Bárður, a half man / half troll is the guardian spirit of the mountain. He decided to live in a cave in solitude up there after his nephews played an awful prank and pushed his daughter onto an iceberg which caused her to drift out to sea, lost forever. Sadly he never learned that she actually ended up in Greenland and found a husband there. Since Bárður moved into the mountain cave, the locals have regarded him as their saviour, requesting his guidance in hard times.
Snæfellsjökull is also well-known because of the popular novel Journey to The Centre of The Earth by Jules Verne. It is the location where the characters go down into the volcano that leads them to the Earth’s core.
Remember Eyjafjallajökull, the eruption that caused so much drama with airplanes in 2010? It’s a hard one to pronounce, but if you just say ‘I forgot my yoghurt’ really fast then you’ve basically got it down.
Despite Eyjafjallajökull only making a name for itself internationally in recent years, an infamous troll called Gilitrutt has lived there for centuries. One of the legends about her is that a young farmer married a girl hoping that she would help out with his farm. Unfortunately she was quite lazy and didn’t care much for farm work. In the autumn, he asked her to weave some wool into fabric by the following summer but she kept procrastinating until a rather large woman turned up to the farm one day. She asked this visitor to do the weaving for her and when she enquired about pricing, the huge woman replied that if the farmgirl could guess her name in 3 attempts when she returned with the fabric, then they’d call it even. She thought this was a pretty alright deal and the woman agreed to return on the first day of summer with the finished fabric.
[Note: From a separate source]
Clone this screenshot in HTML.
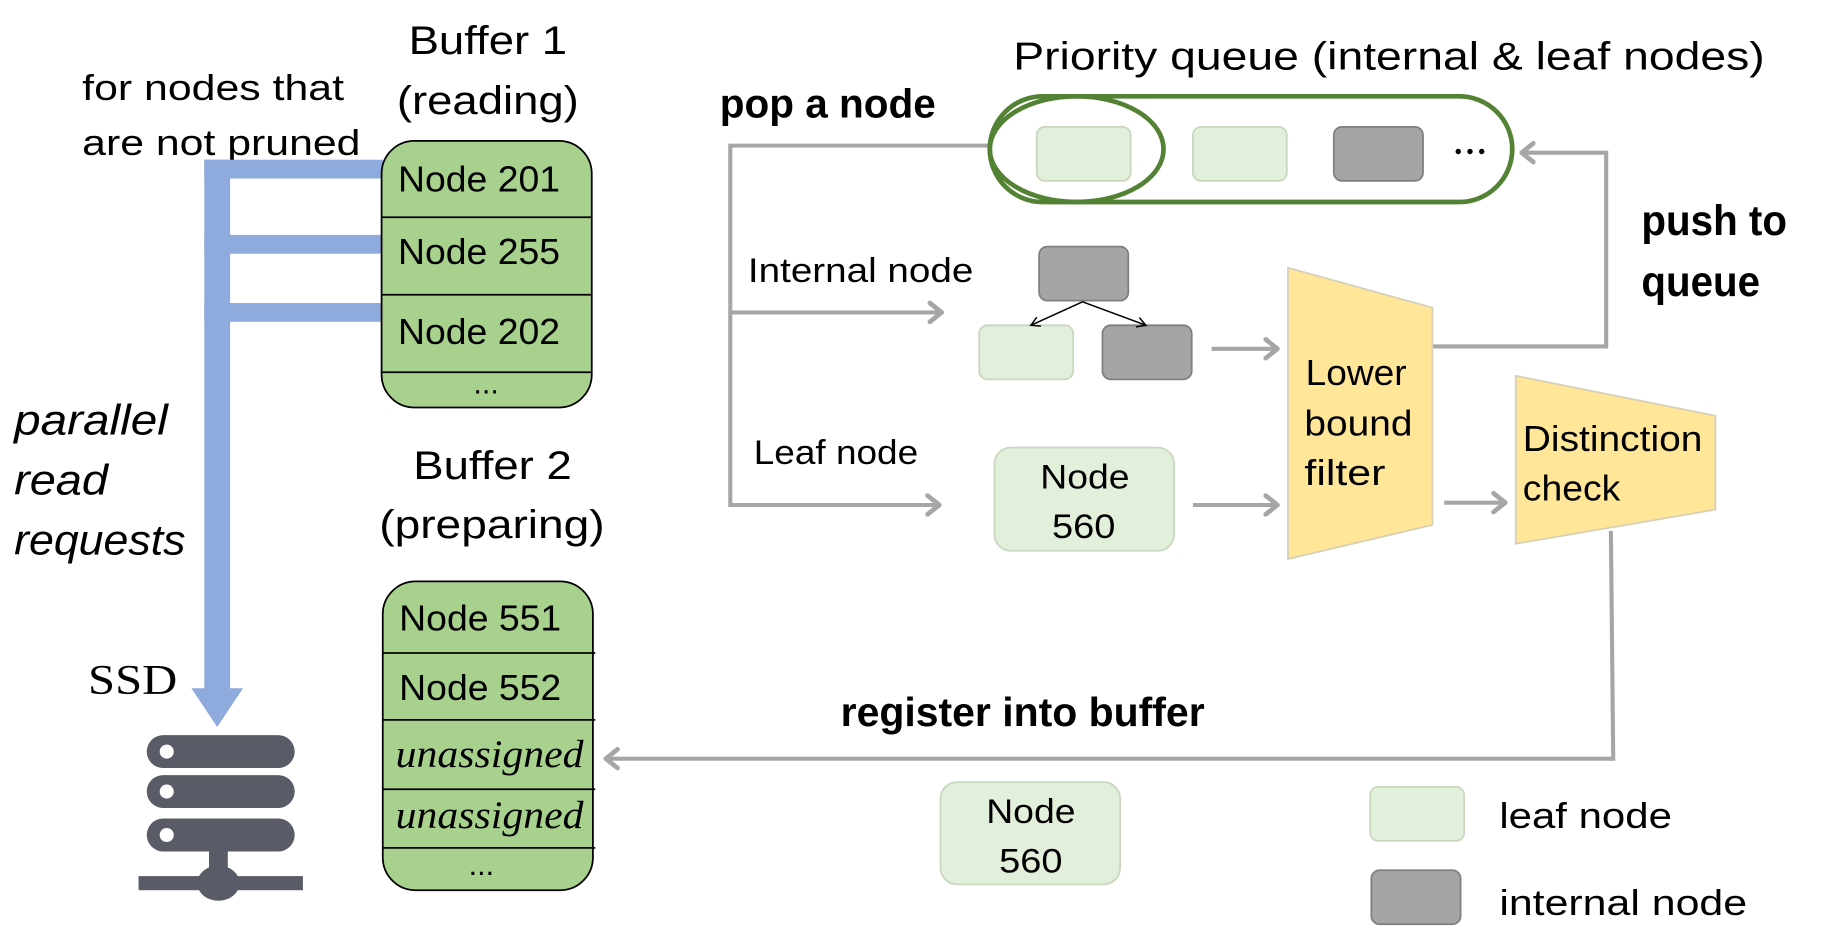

After a while, the farmgirl realised it might not be that easy to guess the woman’s name with no clues so she admitted to her husband the deal that she’d made. The farmer exclaimed that this was no ordinary woman, it was a troll who would kidnap his wife and take her into Eyjafjallajökull volcano if she didn’t get her name right!
The farmer went for a hike up Eyjafjallajökull and luckily found the cave in which the troll was weaving and singing, “Heigh-heigh and ho-ho. Housewife doesn’t know. Heigh-heigh and hey-hey, Gilitrutt is my name.”
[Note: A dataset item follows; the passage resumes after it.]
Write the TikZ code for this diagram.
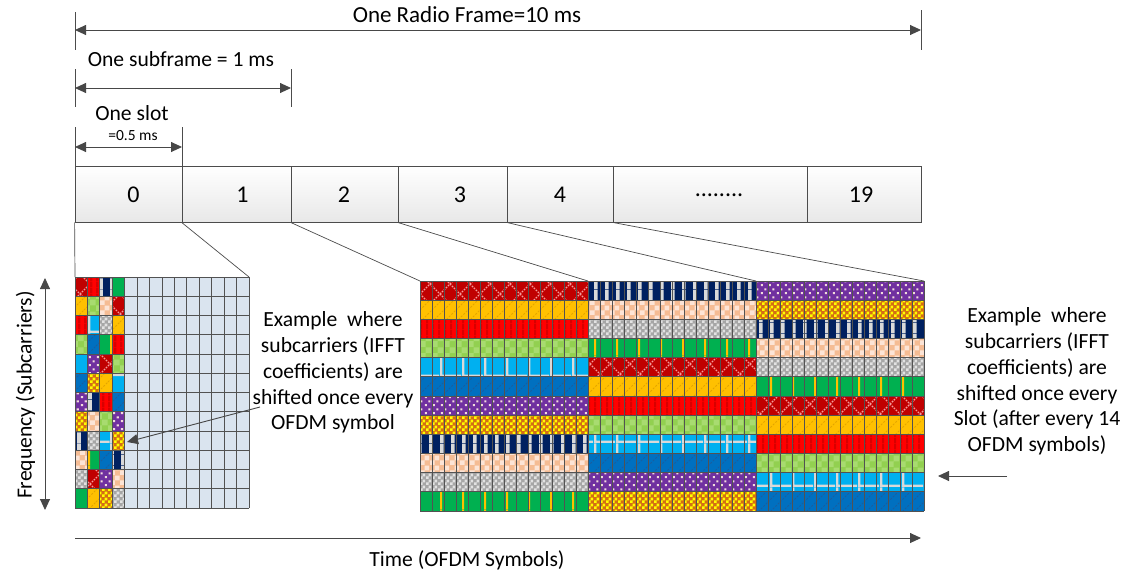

Instead of being a decent guy and telling the discovery to his wife, he decided to teach her a lesson about being lazy and let her get into a terrified state coming up to the first day of summer, wondering how on earth she’s going to guess the troll’s name. Not cool, man. On the big day as the housewife shook with fear, he finally decided to save her life and tell her the name. Gilitrutt the troll was so shocked when the housewife got her name right that she ran up to the snow-capped summit of Eyjafjallajökull and was never heard from again!
Bonus Story: Eldfell
Okay so this one is not folklore, it’s a recent story that just had to be shared.
Vestmannaeyjar (The Westman Islands) are located just off the south coast of Iceland and can be seen from Seljalandsfoss waterfall on a clear day. The biggest island in the archipelago is Heimaey and had 5,273 inhabitants before the eruption. On January 23rd 1973 at 2am, the land parted and an eruption began with zero warning.
The fissure that opened up was 1.6km (1 mile) long and created a wall of fire, with 30-40 different craters. Lava spewed up to 600 metres into the air from the craters and lava bombs soared up to 2,500 metres above the ground. The wall of fire died down quite quickly but the centre of it kept erupting violently for a few days. Although the volume of lava coming out decreased quickly, the volcano continued to erupt until early July of 1973, making it a 5 month long eruption! Out of it came a new mountain, Eldfell, which reaches 200m above sea level and the flowing lava spread out into the sea, cooled and added 2.2 km2 (0.85 square miles) to the surface area of the island, increasing the island’s size by almost 20%.
When the inhabitants were evacuated by fishing boats, there was a brief moment of relief before the reality sunk in that their fishing harbour was in danger of being swallowed by the flowing lava. Heimaey’s primary source of income is their fishing industry and on the eve of the eruption 8.5% of the total fish catch of the whole of Iceland was brought into their harbour here, so to lose it would be devastating to them. Being an island bordered by sea-cliffs, this natural harbour becoming another sea-cliff would mean that accessing the island by boat would become extremely difficult.
So what could they do in the face of a mountain spilling out molten lava? They decided to fight back! Water solidifies molten lava and stops the flow so the emergency personnel that stayed behind pumped over 6 million cubic metres of seawater onto the hot flowing lava. They used 43 pumps and over 30km of pipes to achieve this. They also built walls and blocked streets to divert the lava flow.
This story, quite unlike a lot of Iceland’s folklore, has a happy ending where there were no casualties and the locals managed to save their harbour although most houses and businesses were destroyed. By the end of 1975, the population was back to about 85% of what it was before the eruption and the tephra that came from the eruption was used as material on the airport runway.
Today you can hike up the red mountain of Eldfell to see glorious views of Vestmannaeyjar and imagine what it must have been like to be a resident here when the eruptions took place.